▶ [EXERCISE GOAL]: Do not include the pictures; repeat the rest of the data exactly.

------------------------------

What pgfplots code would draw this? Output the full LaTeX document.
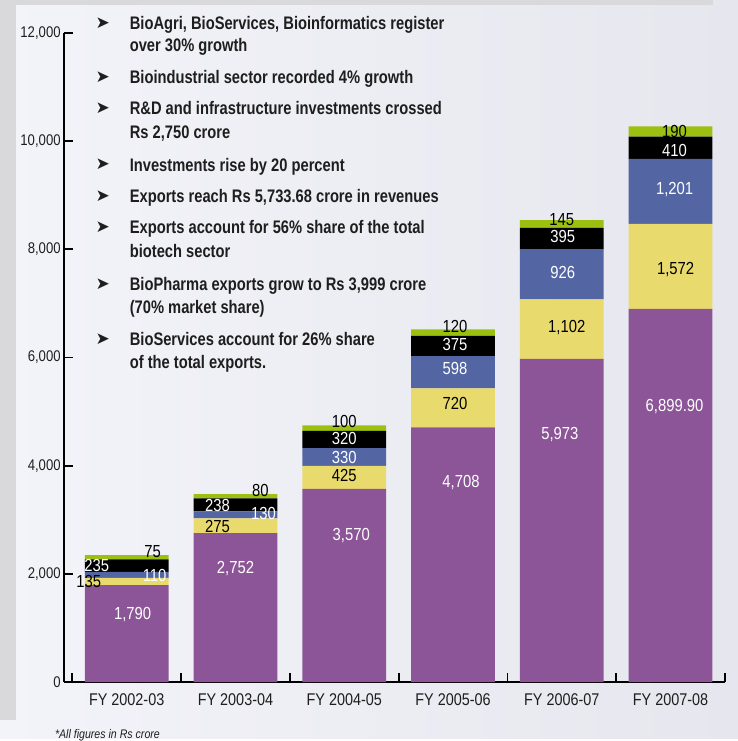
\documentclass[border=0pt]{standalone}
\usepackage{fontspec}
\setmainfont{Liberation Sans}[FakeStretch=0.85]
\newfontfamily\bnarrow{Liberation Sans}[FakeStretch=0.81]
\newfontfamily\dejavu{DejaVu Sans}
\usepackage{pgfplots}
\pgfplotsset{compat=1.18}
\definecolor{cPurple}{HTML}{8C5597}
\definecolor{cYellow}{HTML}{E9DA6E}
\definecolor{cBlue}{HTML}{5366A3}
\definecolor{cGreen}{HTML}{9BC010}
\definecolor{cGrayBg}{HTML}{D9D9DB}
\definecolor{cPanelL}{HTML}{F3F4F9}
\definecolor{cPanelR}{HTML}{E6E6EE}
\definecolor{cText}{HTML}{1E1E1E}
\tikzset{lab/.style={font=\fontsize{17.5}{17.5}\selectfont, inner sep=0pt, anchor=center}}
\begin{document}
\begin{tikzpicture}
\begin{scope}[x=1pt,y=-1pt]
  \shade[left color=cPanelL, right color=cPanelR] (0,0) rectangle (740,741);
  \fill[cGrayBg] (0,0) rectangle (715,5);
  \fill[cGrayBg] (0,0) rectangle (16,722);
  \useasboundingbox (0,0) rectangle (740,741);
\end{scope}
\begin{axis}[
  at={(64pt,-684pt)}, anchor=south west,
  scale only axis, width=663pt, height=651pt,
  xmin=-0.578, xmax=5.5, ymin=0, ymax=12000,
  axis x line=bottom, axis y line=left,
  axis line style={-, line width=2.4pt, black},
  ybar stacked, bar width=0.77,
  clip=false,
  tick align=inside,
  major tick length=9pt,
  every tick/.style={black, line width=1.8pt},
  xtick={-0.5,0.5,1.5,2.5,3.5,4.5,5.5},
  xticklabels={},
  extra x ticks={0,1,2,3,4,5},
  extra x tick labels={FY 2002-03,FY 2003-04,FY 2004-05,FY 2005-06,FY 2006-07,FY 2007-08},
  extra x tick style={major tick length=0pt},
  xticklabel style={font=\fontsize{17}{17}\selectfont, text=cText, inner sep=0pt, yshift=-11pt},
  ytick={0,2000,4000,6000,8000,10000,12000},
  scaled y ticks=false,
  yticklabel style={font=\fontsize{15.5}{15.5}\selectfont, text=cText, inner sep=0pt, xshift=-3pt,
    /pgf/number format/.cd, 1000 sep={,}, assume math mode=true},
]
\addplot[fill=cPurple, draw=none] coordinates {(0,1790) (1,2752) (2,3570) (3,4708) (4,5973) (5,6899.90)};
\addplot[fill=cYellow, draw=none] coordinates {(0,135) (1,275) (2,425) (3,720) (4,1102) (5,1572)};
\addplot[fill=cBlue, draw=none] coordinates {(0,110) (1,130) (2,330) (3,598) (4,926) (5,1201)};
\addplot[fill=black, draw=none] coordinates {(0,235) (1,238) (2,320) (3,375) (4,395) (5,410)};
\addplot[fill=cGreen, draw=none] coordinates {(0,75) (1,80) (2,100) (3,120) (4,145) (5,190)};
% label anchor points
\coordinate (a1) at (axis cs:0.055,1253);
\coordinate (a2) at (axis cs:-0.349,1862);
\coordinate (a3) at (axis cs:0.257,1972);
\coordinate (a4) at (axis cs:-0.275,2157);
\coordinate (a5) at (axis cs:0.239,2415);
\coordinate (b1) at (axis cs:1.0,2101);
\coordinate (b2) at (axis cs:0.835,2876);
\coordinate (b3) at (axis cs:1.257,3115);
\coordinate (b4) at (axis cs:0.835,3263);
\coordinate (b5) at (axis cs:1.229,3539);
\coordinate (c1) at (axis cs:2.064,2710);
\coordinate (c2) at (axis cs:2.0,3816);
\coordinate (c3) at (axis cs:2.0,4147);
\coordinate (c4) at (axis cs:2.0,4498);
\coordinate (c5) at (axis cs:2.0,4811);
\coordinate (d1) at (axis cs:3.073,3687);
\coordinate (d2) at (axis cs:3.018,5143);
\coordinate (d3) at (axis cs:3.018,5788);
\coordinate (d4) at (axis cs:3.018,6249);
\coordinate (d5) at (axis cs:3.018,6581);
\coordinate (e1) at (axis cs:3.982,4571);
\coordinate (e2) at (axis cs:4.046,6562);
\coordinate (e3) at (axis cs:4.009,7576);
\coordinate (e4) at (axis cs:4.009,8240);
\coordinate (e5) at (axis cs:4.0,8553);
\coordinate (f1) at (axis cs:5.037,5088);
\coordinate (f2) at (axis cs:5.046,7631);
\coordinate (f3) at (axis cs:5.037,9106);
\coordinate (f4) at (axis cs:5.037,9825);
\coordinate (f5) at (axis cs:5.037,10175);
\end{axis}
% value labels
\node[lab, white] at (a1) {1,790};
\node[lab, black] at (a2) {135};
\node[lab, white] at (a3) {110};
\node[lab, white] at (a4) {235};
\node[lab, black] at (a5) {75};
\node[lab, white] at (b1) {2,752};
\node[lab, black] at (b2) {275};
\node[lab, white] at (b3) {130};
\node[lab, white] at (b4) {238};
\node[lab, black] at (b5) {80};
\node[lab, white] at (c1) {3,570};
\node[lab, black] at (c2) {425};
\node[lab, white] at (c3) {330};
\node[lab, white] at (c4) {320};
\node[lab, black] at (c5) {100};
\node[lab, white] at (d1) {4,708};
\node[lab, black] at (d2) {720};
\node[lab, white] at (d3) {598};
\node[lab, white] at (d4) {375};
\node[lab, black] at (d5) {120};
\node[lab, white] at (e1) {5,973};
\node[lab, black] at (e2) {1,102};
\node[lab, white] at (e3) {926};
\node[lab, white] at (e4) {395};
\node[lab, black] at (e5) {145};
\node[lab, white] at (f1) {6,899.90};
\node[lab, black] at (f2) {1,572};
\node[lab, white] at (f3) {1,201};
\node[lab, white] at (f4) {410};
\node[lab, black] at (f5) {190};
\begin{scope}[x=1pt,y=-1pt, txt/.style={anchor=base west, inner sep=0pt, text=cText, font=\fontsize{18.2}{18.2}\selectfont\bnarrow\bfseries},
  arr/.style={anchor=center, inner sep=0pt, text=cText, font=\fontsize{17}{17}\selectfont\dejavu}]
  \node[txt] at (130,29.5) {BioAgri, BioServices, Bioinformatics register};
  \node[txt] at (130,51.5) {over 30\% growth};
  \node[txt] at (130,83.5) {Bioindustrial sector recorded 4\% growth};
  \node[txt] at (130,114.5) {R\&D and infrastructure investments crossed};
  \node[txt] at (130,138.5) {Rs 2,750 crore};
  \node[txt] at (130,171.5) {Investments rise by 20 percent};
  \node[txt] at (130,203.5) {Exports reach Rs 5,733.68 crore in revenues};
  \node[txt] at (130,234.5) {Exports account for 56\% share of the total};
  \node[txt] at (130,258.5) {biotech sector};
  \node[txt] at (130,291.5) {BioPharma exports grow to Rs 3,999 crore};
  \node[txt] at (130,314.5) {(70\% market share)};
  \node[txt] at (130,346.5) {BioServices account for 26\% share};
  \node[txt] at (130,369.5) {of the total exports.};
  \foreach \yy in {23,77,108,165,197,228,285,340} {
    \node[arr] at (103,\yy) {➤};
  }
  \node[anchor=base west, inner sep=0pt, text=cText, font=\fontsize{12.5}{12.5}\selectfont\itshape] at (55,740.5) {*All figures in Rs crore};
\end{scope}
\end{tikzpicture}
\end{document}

------------------------------

▶ [FULL SOLUTION]:
What pgfplots code would draw this? Output the full LaTeX document.
\documentclass[border=0pt]{standalone}
\usepackage{fontspec}
\setmainfont{Liberation Sans}[FakeStretch=0.85]
\newfontfamily\bnarrow{Liberation Sans}[FakeStretch=0.81]
\newfontfamily\dejavu{DejaVu Sans}
\usepackage{pgfplots}
\pgfplotsset{compat=1.18}
\definecolor{cPurple}{HTML}{8C5597}
\definecolor{cYellow}{HTML}{E9DA6E}
\definecolor{cBlue}{HTML}{5366A3}
\definecolor{cGreen}{HTML}{9BC010}
\definecolor{cGrayBg}{HTML}{D9D9DB}
\definecolor{cPanelL}{HTML}{F3F4F9}
\definecolor{cPanelR}{HTML}{E6E6EE}
\definecolor{cText}{HTML}{1E1E1E}
\tikzset{lab/.style={font=\fontsize{17.5}{17.5}\selectfont, inner sep=0pt, anchor=center}}
\begin{document}
\begin{tikzpicture}
\begin{scope}[x=1pt,y=-1pt]
  \shade[left color=cPanelL, right color=cPanelR] (0,0) rectangle (740,741);
  \fill[cGrayBg] (0,0) rectangle (715,5);
  \fill[cGrayBg] (0,0) rectangle (16,722);
  \useasboundingbox (0,0) rectangle (740,741);
\end{scope}
\begin{axis}[
  at={(64pt,-684pt)}, anchor=south west,
  scale only axis, width=663pt, height=651pt,
  xmin=-0.578, xmax=5.5, ymin=0, ymax=12000,
  axis x line=bottom, axis y line=left,
  axis line style={-, line width=2.4pt, black},
  ybar stacked, bar width=0.77,
  clip=false,
  tick align=inside,
  major tick length=9pt,
  every tick/.style={black, line width=1.8pt},
  xtick={-0.5,0.5,1.5,2.5,3.5,4.5,5.5},
  xticklabels={},
  extra x ticks={0,1,2,3,4,5},
  extra x tick labels={FY 2002-03,FY 2003-04,FY 2004-05,FY 2005-06,FY 2006-07,FY 2007-08},
  extra x tick style={major tick length=0pt},
  xticklabel style={font=\fontsize{17}{17}\selectfont, text=cText, inner sep=0pt, yshift=-11pt},
  ytick={0,2000,4000,6000,8000,10000,12000},
  scaled y ticks=false,
  yticklabel style={font=\fontsize{15.5}{15.5}\selectfont, text=cText, inner sep=0pt, xshift=-3pt,
    /pgf/number format/.cd, 1000 sep={,}, assume math mode=true},
]
\addplot[fill=cPurple, draw=none] coordinates {(0,1790) (1,2752) (2,3570) (3,4708) (4,5973) (5,6899.90)};
\addplot[fill=cYellow, draw=none] coordinates {(0,135) (1,275) (2,425) (3,720) (4,1102) (5,1572)};
\addplot[fill=cBlue, draw=none] coordinates {(0,110) (1,130) (2,330) (3,598) (4,926) (5,1201)};
\addplot[fill=black, draw=none] coordinates {(0,235) (1,238) (2,320) (3,375) (4,395) (5,410)};
\addplot[fill=cGreen, draw=none] coordinates {(0,75) (1,80) (2,100) (3,120) (4,145) (5,190)};
% label anchor points
\coordinate (a1) at (axis cs:0.055,1253);
\coordinate (a2) at (axis cs:-0.349,1862);
\coordinate (a3) at (axis cs:0.257,1972);
\coordinate (a4) at (axis cs:-0.275,2157);
\coordinate (a5) at (axis cs:0.239,2415);
\coordinate (b1) at (axis cs:1.0,2101);
\coordinate (b2) at (axis cs:0.835,2876);
\coordinate (b3) at (axis cs:1.257,3115);
\coordinate (b4) at (axis cs:0.835,3263);
\coordinate (b5) at (axis cs:1.229,3539);
\coordinate (c1) at (axis cs:2.064,2710);
\coordinate (c2) at (axis cs:2.0,3816);
\coordinate (c3) at (axis cs:2.0,4147);
\coordinate (c4) at (axis cs:2.0,4498);
\coordinate (c5) at (axis cs:2.0,4811);
\coordinate (d1) at (axis cs:3.073,3687);
\coordinate (d2) at (axis cs:3.018,5143);
\coordinate (d3) at (axis cs:3.018,5788);
\coordinate (d4) at (axis cs:3.018,6249);
\coordinate (d5) at (axis cs:3.018,6581);
\coordinate (e1) at (axis cs:3.982,4571);
\coordinate (e2) at (axis cs:4.046,6562);
\coordinate (e3) at (axis cs:4.009,7576);
\coordinate (e4) at (axis cs:4.009,8240);
\coordinate (e5) at (axis cs:4.0,8553);
\coordinate (f1) at (axis cs:5.037,5088);
\coordinate (f2) at (axis cs:5.046,7631);
\coordinate (f3) at (axis cs:5.037,9106);
\coordinate (f4) at (axis cs:5.037,9825);
\coordinate (f5) at (axis cs:5.037,10175);
\end{axis}
% value labels
\node[lab, white] at (a1) {1,790};
\node[lab, black] at (a2) {135};
\node[lab, white] at (a3) {110};
\node[lab, white] at (a4) {235};
\node[lab, black] at (a5) {75};
\node[lab, white] at (b1) {2,752};
\node[lab, black] at (b2) {275};
\node[lab, white] at (b3) {130};
\node[lab, white] at (b4) {238};
\node[lab, black] at (b5) {80};
\node[lab, white] at (c1) {3,570};
\node[lab, black] at (c2) {425};
\node[lab, white] at (c3) {330};
\node[lab, white] at (c4) {320};
\node[lab, black] at (c5) {100};
\node[lab, white] at (d1) {4,708};
\node[lab, black] at (d2) {720};
\node[lab, white] at (d3) {598};
\node[lab, white] at (d4) {375};
\node[lab, black] at (d5) {120};
\node[lab, white] at (e1) {5,973};
\node[lab, black] at (e2) {1,102};
\node[lab, white] at (e3) {926};
\node[lab, white] at (e4) {395};
\node[lab, black] at (e5) {145};
\node[lab, white] at (f1) {6,899.90};
\node[lab, black] at (f2) {1,572};
\node[lab, white] at (f3) {1,201};
\node[lab, white] at (f4) {410};
\node[lab, black] at (f5) {190};
\begin{scope}[x=1pt,y=-1pt, txt/.style={anchor=base west, inner sep=0pt, text=cText, font=\fontsize{18.2}{18.2}\selectfont\bnarrow\bfseries},
  arr/.style={anchor=center, inner sep=0pt, text=cText, font=\fontsize{17}{17}\selectfont\dejavu}]
  \node[txt] at (130,29.5) {BioAgri, BioServices, Bioinformatics register};
  \node[txt] at (130,51.5) {over 30\% growth};
  \node[txt] at (130,83.5) {Bioindustrial sector recorded 4\% growth};
  \node[txt] at (130,114.5) {R\&D and infrastructure investments crossed};
  \node[txt] at (130,138.5) {Rs 2,750 crore};
  \node[txt] at (130,171.5) {Investments rise by 20 percent};
  \node[txt] at (130,203.5) {Exports reach Rs 5,733.68 crore in revenues};
  \node[txt] at (130,234.5) {Exports account for 56\% share of the total};
  \node[txt] at (130,258.5) {biotech sector};
  \node[txt] at (130,291.5) {BioPharma exports grow to Rs 3,999 crore};
  \node[txt] at (130,314.5) {(70\% market share)};
  \node[txt] at (130,346.5) {BioServices account for 26\% share};
  \node[txt] at (130,369.5) {of the total exports.};
  \foreach \yy in {23,77,108,165,197,228,285,340} {
    \node[arr] at (103,\yy) {➤};
  }
  \node[anchor=base west, inner sep=0pt, text=cText, font=\fontsize{12.5}{12.5}\selectfont\itshape] at (55,740.5) {*All figures in Rs crore};
\end{scope}
\end{tikzpicture}
\end{document}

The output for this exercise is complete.